The Holy Cross Crusaders are giving its nearly 100-year-old mascot the heave-ho to avoid offending other religious groups. And by "other religious groups" —well, you can probably figure that out for yourself.
The Jesuit school said they had decided to retire its beloved Knight for the sake of "inter-religious understanding and dialogue."
"For some, knight imagery alone could convey nobility, chivalry and bravery. However, the visual depiction of a knight, in conjunction with the moniker Crusader, inevitably ties us directly to the reality of the religious wars and the violence of the Crusades. This imagery stands in contrast to our stated values," college president Philip Boroughs said in a statement.
While they will continue to be known as the Crusaders, the school's costumed mascot will be replaced with an interlocking H and C on a purple shield.
"While we acknowledge that the Crusades were among the darkest periods in church history, we choose to associate ourselves with the modern definition of the word 'crusader,' one which is representative of our Catholic, Jesuit identity and our mission and values as an institution and community. We are not simply crusaders, we are Holy Cross Crusaders," the president said.
The student journalists at Holy Cross were not so forgiving. They decided to change their newspaper's name from The Crusader to The Spire.
Anne Murphy, a 1994 graduate of the school, is among the alumni furious at the change.
"My pocketbook is closed," she said on the "Todd Starnes Radio Show." "What is wrong with demonstrating defending the faith?"
Ms. Murphy took great exception to the college's desire for "inter-religious understanding."
"If I were to go to a Jewish college, such as the academically strong Brandeis University, would I demand bacon and ham biscuits at breakfast? Of course not! If I were to go to the predominantly Mormon Brigham Young University, would I wear a halter top and whatever those girls wear in rap videos to class? Of course not! If I were to attend events at a Hindu temple, would I demand ice cream or a hamburger? No. Do I think as part of inter-religious understanding, Holy Cross should stop serving bacon, ham, beef and ice cream, as well as require all students to dress in the conservative manner requested by the Mormon church? No. Why should the Crusader image—one of a martyr for his or her faith—be what gets thrown aside?"

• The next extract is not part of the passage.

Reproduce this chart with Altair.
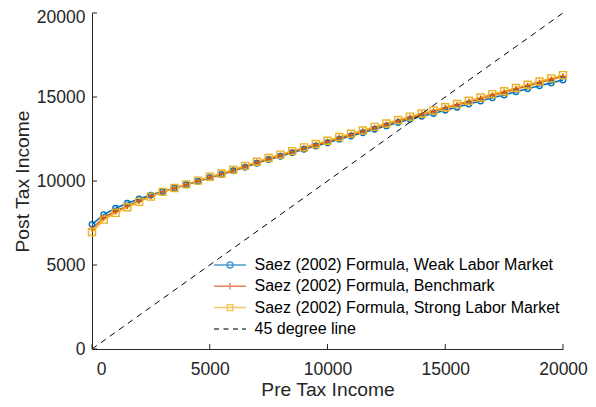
import altair as alt
import pandas as pd

pre_tax = [0, 500, 1000, 1500, 2000, 2500, 3000, 3500, 4000, 4500,
           5000, 5500, 6000, 6500, 7000, 7500, 8000, 8500, 9000, 9500,
           10000, 10500, 11000, 11500, 12000, 12500, 13000, 13500, 14000, 14500,
           15000, 15500, 16000, 16500, 17000, 17500, 18000, 18500, 19000, 19500, 20000]

weak = [7420, 8000, 8380, 8680, 8930, 9160, 9370, 9580, 9780, 9990,
        10200, 10390, 10610, 10820, 11060, 11280, 11470, 11680, 11890, 12090,
        12280, 12490, 12680, 12870, 13080, 13280, 13480, 13670, 13850, 14020,
        14210, 14390, 14580, 14760, 14950, 15120, 15310, 15490, 15670, 15840, 16010]

bench = [7160, 7830, 8200, 8520, 8810, 9090, 9350, 9570, 9780, 9990,
         10210, 10410, 10630, 10850, 11090, 11310, 11510, 11720, 11940, 12140,
         12340, 12560, 12750, 12950, 13160, 13360, 13570, 13770, 13960, 14140,
         14330, 14520, 14710, 14900, 15100, 15270, 15470, 15660, 15850, 16040, 16230]

strong = [6960, 7700, 8100, 8440, 8760, 9070, 9350, 9580, 9800, 10020,
          10250, 10450, 10680, 10900, 11150, 11370, 11570, 11780, 12000, 12200,
          12400, 12620, 12810, 13010, 13220, 13420, 13630, 13830, 14020, 14200,
          14390, 14580, 14780, 14970, 15170, 15340, 15540, 15730, 15920, 16110, 16300]

series_names = ["Saez (2002) Formula, Weak Labor Market",
                "Saez (2002) Formula, Benchmark",
                "Saez (2002) Formula, Strong Labor Market"]
line45_label = "45 degree line"
line45_x = [0, 20000]
line45_y = [0, 20000]
tick_values = [0, 5000, 10000, 15000, 20000]
colors = ["#0072BD", "#D95319", "#EDB120"]

rows = []
for name, vals in zip(series_names, [weak, bench, strong]):
    for xv, yv in zip(pre_tax, vals):
        rows.append({"x": xv, "y": yv, "series": name})
df = pd.DataFrame(rows)
df45 = pd.DataFrame({"x": line45_x, "y": line45_y})
dfxt = pd.DataFrame({"x": tick_values})
dfyt = pd.DataFrame({"y": tick_values})

W, H = 471, 336
FONT = "Liberation Sans"
TXT = "#262626"

xscale = alt.Scale(domain=[0, 20000], nice=False, zero=False)
yscale = alt.Scale(domain=[0, 20000], nice=False, zero=False)

axis_common = dict(ticks=False, grid=False, domainColor=TXT, domainWidth=1,
                   labelColor=TXT, labelFont=FONT, labelFontSize=17.5,
                   titleFont=FONT, titleFontSize=19.25, titleFontWeight="normal",
                   titleColor=TXT, values=tick_values, format="d", labelFlush=False)

x_enc = alt.X("x:Q", scale=xscale,
              axis=alt.Axis(title="Pre Tax Income", labelPadding=11, titlePadding=3,
                            labelOffset={"condition": {"test": "datum.value === 0", "value": 9},
                                         "value": 0},
                            **axis_common))
y_enc = alt.Y("y:Q", scale=yscale,
              axis=alt.Axis(title="Post Tax Income", labelPadding=7, titlePadding=4,
                            labelOffset={"condition": {"test": "datum.value === 20000", "value": 4},
                                         "value": 0},
                            **axis_common))

color_scale = alt.Scale(domain=series_names, range=colors)

lines = alt.Chart(df).mark_line(strokeWidth=1.6).encode(
    x=x_enc, y=y_enc,
    color=alt.Color("series:N", scale=color_scale, legend=None),
    order=alt.Order("x:Q"),
)

points = alt.Chart(df).mark_point(filled=False, strokeWidth=1.4, opacity=1).encode(
    x=x_enc, y=y_enc,
    color=alt.Color("series:N", scale=color_scale, legend=None),
    shape=alt.Shape("series:N", scale=alt.Scale(domain=series_names,
                    range=["circle", "M-1,0H1M0,-1V1", "square"]), legend=None),
    size=alt.Size("series:N", scale=alt.Scale(domain=series_names, range=[30, 49, 36]), legend=None),
)

diag = alt.Chart(df45).mark_line(color="black", strokeWidth=1, strokeDash=[6, 5]).encode(
    x=x_enc, y=y_enc
)

xticks = alt.Chart(dfxt).mark_rule(color=TXT, strokeWidth=1).encode(
    x=x_enc, y=alt.value(H), y2=alt.value(H - 5)
)
yticks = alt.Chart(dfyt).mark_rule(color=TXT, strokeWidth=1).encode(
    y=y_enc, x=alt.value(0), x2=alt.value(5)
)

legend_labels = series_names + [line45_label]
legend_colors = colors + ["black"]
legend_paths = [
    "M-8,0H8M-1.5,0A1.5,1.5 0 1,0 1.5,0A1.5,1.5 0 1,0 -1.5,0",
    "M-8,0H8M0,-1.6V1.6",
    "M-8,0H8M-1.4,-1.4H1.4V1.4H-1.4Z",
    "M-8,0H-5.5M-3.25,0H-0.75M1.5,0H4M6,0H8",
]

legend_layer = alt.Chart(df).mark_point(filled=False).encode(
    x=x_enc, y=y_enc,
    color=alt.Color("lab:N", scale=alt.Scale(domain=legend_labels, range=legend_colors),
                    legend=alt.Legend(title=None, orient="none", legendX=130, legendY=244,
                                      symbolSize=16, symbolStrokeWidth=1.5,
                                      labelFont=FONT, labelFontSize=16, labelColor="#000",
                                      labelOffset=16.5, rowPadding=5.3, padding=0,
                                      labelLimit=400)),
    shape=alt.Shape("lab:N", scale=alt.Scale(domain=legend_labels, range=legend_paths)),
).transform_calculate(lab="datum.series").transform_filter("false")

chart = alt.layer(lines, points, diag, xticks, yticks, legend_layer).resolve_scale(
    color="independent", shape="independent", size="independent"
).properties(
    width=W, height=H,
    padding={"left": 84, "top": 5, "right": 25, "bottom": 50},
    autosize=alt.AutoSizeParams(type="none"),
    background="white",
).configure_view(stroke=None)

chart.save("out.html", embed_options={"renderer": "svg", "actions": False})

"Perhaps I was lucky to still be at the school when it was a bit more religious," she told the "Todd Starnes Radio Show." "I fear that the school is going to disavow religion altogether. What a shame. It was the first Catholic college in New England."
Followers of this commentary should not be surprised that Holy Cross capitulated to political correctness. It's infecting every nook and cranny of our society. It can only be stopped if people of faith take a united stand against this nonsense.
But if Holy Cross wants to truly avoid offending Muslims, they might want to consider changing the name of the college, too.